Practical Implications
REVISE provides actionable guidance for dataset curators and users. For curators, it suggests methods to balance object representation and context diversity, augment datasets with underrepresented demographics, and achieve better geographical representation. For dataset users, particularly those deploying models in real-world applications, understanding model biases against datasets can guide model improvement initiatives.
Critical Evaluation and Future Speculations
While REVISE is a significant step ahead in comprehensively identifying and addressing biases early in the machine learning pipeline, there remain broader questions of, ethical and social nature, regarding dataset bias mitigation. These include considerations of whether dataset composition accurately represents the real world or reflects aspirational societal norms without perpetuating existing stereotypes.
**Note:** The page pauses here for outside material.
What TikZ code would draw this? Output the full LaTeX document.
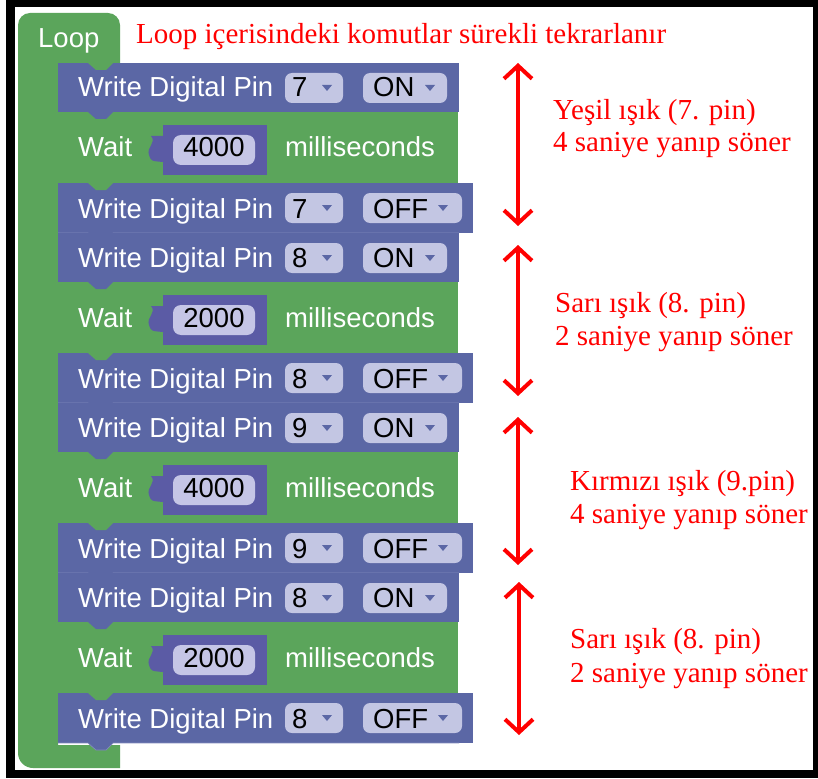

Furthermore, future endeavors may include extending the metrics and analyses to encompass more nuanced demographic attributes and integrating with additional cultural and historical data sources to provide deeper context to identified biases. This could also involve developing advanced methodologies for evaluating and disentangling intersecting biases that may occur across the three primary axes.
In conclusion, REVISE offers a valuable framework for improving the equity and fairness of visual datasets, aiming to enhance the model generalization abilities and reduce bias propagation in deployed machine learning systems. As AI applications grow more pervasive in society, tools such as REVISE will be critical in ensuring responsible and ethical AI deployment.